Originally built in Airdrie, Alberta by Samuel John Bushfield in 1906, Airdrie House was donated to Heritage Park in 1964. The house represented the layout of many houses made in Western Canada before the First World War.
Proulx says the house has a feeling that “something very disturbing happened here, and while they’ve researched it, they just have not found it.”
She describes her experience in the Airdrie House: “I felt profound, negative energy. I felt very depressed and I just know something very disturbing happened here.
Once I got to the door and I was about to leave, it was a feeling of a hand pushing my head down into a humbling bow. While I didn’t hear the words in my head, the words were, you don’t speak about us in that way, and when I stepped back outside, the feeling of depression left me.”
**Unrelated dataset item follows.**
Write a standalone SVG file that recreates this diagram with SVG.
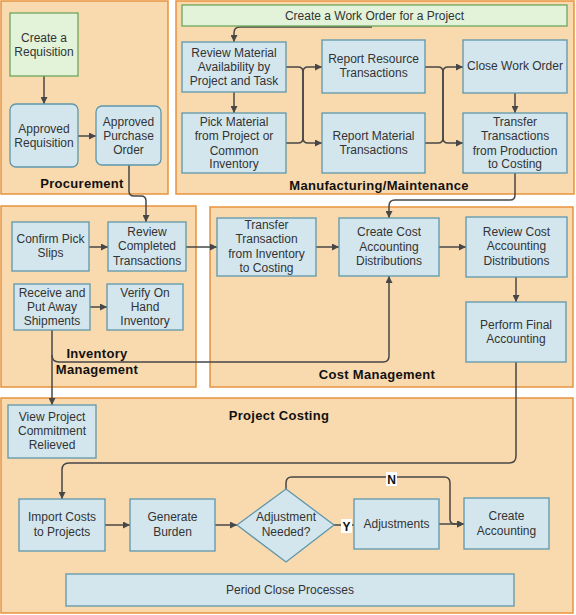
<svg xmlns="http://www.w3.org/2000/svg" width="576" height="615" viewBox="0 0 576 615">
<style>
.panel{fill:#f9d9ae;stroke:#e6933e;stroke-width:1.5}
.node{fill:#d3e6ee;stroke:#5e97ab;stroke-width:1.3}
.start{fill:#e2f3da;stroke:#6ea65c;stroke-width:1.3}
text{font-family:"Liberation Sans",Arial,sans-serif;font-size:12px;fill:#333;text-anchor:middle}
.lbl{font-weight:bold;font-size:13px;fill:#111;letter-spacing:0.3px}
.yn{font-weight:bold;font-size:12px;fill:#111}
.c{fill:none;stroke:#474747;stroke-width:1.5}
</style>
<defs>
<marker id="ah" viewBox="0 0 10 10" refX="10" refY="5" markerWidth="8" markerHeight="7" markerUnits="userSpaceOnUse" orient="auto">
<path d="M0,0 L10,5 L0,10 Z" fill="#474747"/>
</marker>
</defs>

<g id="panels">
<rect class="panel" x="1" y="1" width="167" height="193"/>
<rect class="panel" x="176" y="1" width="398" height="193"/>
<rect class="panel" x="1" y="206" width="195" height="181"/>
<rect class="panel" x="210" y="207" width="363" height="180"/>
<rect class="panel" x="1" y="398" width="572" height="215"/>
<text class="lbl" x="82" y="188">Procurement</text>
<text class="lbl" x="379" y="190">Manufacturing/Maintenance</text>
<text class="lbl" x="97" y="358">Inventory</text>
<text class="lbl" x="97" y="374">Management</text>
<text class="lbl" x="377" y="379">Cost Management</text>
<text class="lbl" x="279" y="420">Project Costing</text>
</g>

<g id="connectors">
<path class="c" d="M44,76 V104" marker-end="url(#ah)"/>
<path class="c" d="M78,136 H96" marker-end="url(#ah)"/>
<path class="c" d="M129,165 V191 Q129,196 134,196 H141 Q146,196 146,201 V222" marker-end="url(#ah)"/>
<path class="c" d="M372,27 H240 Q234,27 234,33 V42" marker-end="url(#ah)"/>
<path class="c" d="M234,92 V113" marker-end="url(#ah)"/>
<path class="c" d="M286,67 H298 Q303,67 303,72 V138 Q303,143 308,143 H322" marker-end="url(#ah)"/>
<path class="c" d="M286,143 H298 Q303,143 303,138 V72 Q303,67 308,67 H322" marker-end="url(#ah)"/>
<path class="c" d="M425,67 H438 Q443,67 443,72 V138 Q443,143 448,143 H463" marker-end="url(#ah)"/>
<path class="c" d="M425,143 H438 Q443,143 443,138 V72 Q443,67 448,67 H463" marker-end="url(#ah)"/>
<path class="c" d="M515,93 V113" marker-end="url(#ah)"/>
<path class="c" d="M515,173 V195 Q515,200 510,200 H395 Q389,200 389,206 V218" marker-end="url(#ah)"/>
<path class="c" d="M89,247 H108" marker-end="url(#ah)"/>
<path class="c" d="M186,247 H217" marker-end="url(#ah)"/>
<path class="c" d="M90,307 H107" marker-end="url(#ah)"/>
<path class="c" d="M52,330 V405" marker-end="url(#ah)"/>
<path class="c" d="M52,355 Q52,362 59,362 H383 Q389,362 389,356 V276" marker-end="url(#ah)"/>
<path class="c" d="M316,247 H339" marker-end="url(#ah)"/>
<path class="c" d="M439,247 H466" marker-end="url(#ah)"/>
<path class="c" d="M516,277 V302" marker-end="url(#ah)"/>
<path class="c" d="M516,362 V456 Q516,463 509,463 H69 Q62,463 62,470 V499" marker-end="url(#ah)"/>
<path class="c" d="M105,525 H130" marker-end="url(#ah)"/>
<path class="c" d="M215,525 H237" marker-end="url(#ah)"/>
<path class="c" d="M334,525 H354"/>
<path class="c" d="M439,524 H464" marker-end="url(#ah)"/>
<path class="c" d="M286,489 V483 Q286,477 292,477 H444 Q450,477 450,483 V519 Q450,524 455,524 H464" marker-end="url(#ah)"/>
<rect x="386" y="472" width="11" height="14" fill="#fff"/>
<text class="yn" x="391.5" y="484">N</text>
<rect x="341" y="519" width="11" height="14" fill="#fff"/>
<text class="yn" x="346.5" y="531">Y</text>
</g>

<g id="n-create-req">
<rect class="start" x="10" y="13" width="68" height="63"/>
<text x="44" y="41.5">Create a</text>
<text x="44" y="55.5">Requisition</text>
</g>
<g id="n-approved-req">
<rect class="node" x="10" y="104" width="68" height="63" rx="6"/>
<text x="44" y="133">Approved</text>
<text x="44" y="147">Requisition</text>
</g>
<g id="n-approved-po">
<rect class="node" x="96" y="106" width="65" height="59" rx="6"/>
<text x="128.5" y="125.5">Approved</text>
<text x="128.5" y="139.5">Purchase</text>
<text x="128.5" y="153.5">Order</text>
</g>

<g id="n-work-order">
<rect class="start" x="182" y="5" width="385" height="21"/>
<text x="374.5" y="20">Create a Work Order for a Project</text>
</g>
<g id="n-review-material">
<rect class="node" x="182" y="42" width="104" height="50"/>
<text x="234" y="56.5">Review Material</text>
<text x="234" y="71">Availability by</text>
<text x="234" y="85">Project and Task</text>
</g>
<g id="n-pick-material">
<rect class="node" x="182" y="113" width="104" height="60"/>
<text x="234" y="126">Pick Material</text>
<text x="234" y="140">from Project or</text>
<text x="234" y="154.5">Common</text>
<text x="234" y="168">Inventory</text>
</g>
<g id="n-report-resource">
<rect class="node" x="322" y="40" width="103" height="53"/>
<text x="373.5" y="63">Report Resource</text>
<text x="373.5" y="77">Transactions</text>
</g>
<g id="n-report-material">
<rect class="node" x="322" y="113" width="103" height="60"/>
<text x="373.5" y="140">Report Material</text>
<text x="373.5" y="154">Transactions</text>
</g>
<g id="n-close-wo">
<rect class="node" x="463" y="40" width="104" height="53"/>
<text x="515" y="70">Close Work Order</text>
</g>
<g id="n-transfer-prod">
<rect class="node" x="463" y="113" width="104" height="60"/>
<text x="515" y="126">Transfer</text>
<text x="515" y="140">Transactions</text>
<text x="515" y="154.5">from Production</text>
<text x="515" y="168">to Costing</text>
</g>

<g id="n-confirm-pick">
<rect class="node" x="12" y="222" width="77" height="49"/>
<text x="50.5" y="242.5">Confirm Pick</text>
<text x="50.5" y="256.5">Slips</text>
</g>
<g id="n-review-completed">
<rect class="node" x="108" y="222" width="78" height="49"/>
<text x="147" y="236">Review</text>
<text x="147" y="250">Completed</text>
<text x="147" y="264.5">Transactions</text>
</g>
<g id="n-receive">
<rect class="node" x="14" y="284" width="76" height="46"/>
<text x="52" y="297">Receive and</text>
<text x="52" y="311">Put Away</text>
<text x="52" y="325">Shipments</text>
</g>
<g id="n-verify">
<rect class="node" x="107" y="284" width="76" height="46"/>
<text x="145" y="296.5">Verify On</text>
<text x="145" y="310.5">Hand</text>
<text x="145" y="324.5">Inventory</text>
</g>

<g id="n-transfer-inv">
<rect class="node" x="217" y="218" width="99" height="58"/>
<text x="266.5" y="228.5">Transfer</text>
<text x="266.5" y="243">Transaction</text>
<text x="266.5" y="258">from Inventory</text>
<text x="266.5" y="272">to Costing</text>
</g>
<g id="n-create-cost">
<rect class="node" x="339" y="218" width="100" height="58"/>
<text x="389" y="236">Create Cost</text>
<text x="389" y="250.5">Accounting</text>
<text x="389" y="264.5">Distributions</text>
</g>
<g id="n-review-cost">
<rect class="node" x="466" y="217" width="101" height="60"/>
<text x="516.5" y="236">Review Cost</text>
<text x="516.5" y="250">Accounting</text>
<text x="516.5" y="264.5">Distributions</text>
</g>
<g id="n-final">
<rect class="node" x="466" y="302" width="100" height="60"/>
<text x="516" y="329">Perform Final</text>
<text x="516" y="343">Accounting</text>
</g>

<g id="n-view-commitment">
<rect class="node" x="8" y="405" width="88" height="53"/>
<text x="52" y="421">View Project</text>
<text x="52" y="435">Commitment</text>
<text x="52" y="449">Relieved</text>
</g>
<g id="n-import">
<rect class="node" x="19" y="499" width="86" height="52"/>
<text x="62" y="521">Import Costs</text>
<text x="62" y="536">to Projects</text>
</g>
<g id="n-burden">
<rect class="node" x="130" y="499" width="85" height="52"/>
<text x="172.5" y="521">Generate</text>
<text x="172.5" y="536">Burden</text>
</g>
<g id="n-decision">
<polygon class="node" points="237,525 286,489 334,525 286,562"/>
<text x="286" y="521">Adjustment</text>
<text x="286" y="536">Needed?</text>
</g>
<g id="n-adjustments">
<rect class="node" x="354" y="499" width="85" height="50"/>
<text x="396.5" y="528">Adjustments</text>
</g>
<g id="n-create-accounting">
<rect class="node" x="464" y="498" width="85" height="51"/>
<text x="506.5" y="520">Create</text>
<text x="506.5" y="535">Accounting</text>
</g>
<g id="n-period-close">
<rect class="node" x="66" y="574" width="448" height="32"/>
<text x="290" y="594">Period Close Processes</text>
</g>
</svg>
Proulx’s experience at Airdrie House and along with other paranormal stories believes that historical accuracy is important to “keep people focused on the history of the houses and the people in the history of the West. That’s our big story. That’s our main thing,” says Gasser.
But the park’s focus on education doesn’t stop them from embracing the public’s fascination with the paranormal rumours.
Heritage Park holds an event called “Ghosts and Gourmet.” The event invites people to enjoy a three-course meal followed by an hour and a half ghost tour.
During the tour, guests get to visit the historical buildings while listening to the historical and paranormal information offered by guides.
In order to maintain credibility, Proulx says Heritage Park “has selected stories carefully and then those stories have been researched.
Those stories have been written up in a script form. And it says right in the scripts, do not add anything to this
One of the ghost tour guides, Proulx says “I think you can have some artistic license that way in terms of you try to engage your audience by using a bit of drama in the sense of your voice tone.”
A former interpreter, along with Gasser, founded the “Ghosts and Gourmet” event in 2008 due to the public’s interest in the paranormal stories surrounding the park.
Since then, the tours have been selling out every year and that this year they sold out in two and a half weeks.
Gasser chalks this popularity up to being linked with not knowing “what happens after we die.
There are things that happen in life that are unexplainable. It was just an interest in things that we can’t explain, and one of the big mysteries in life is what happens after you die.”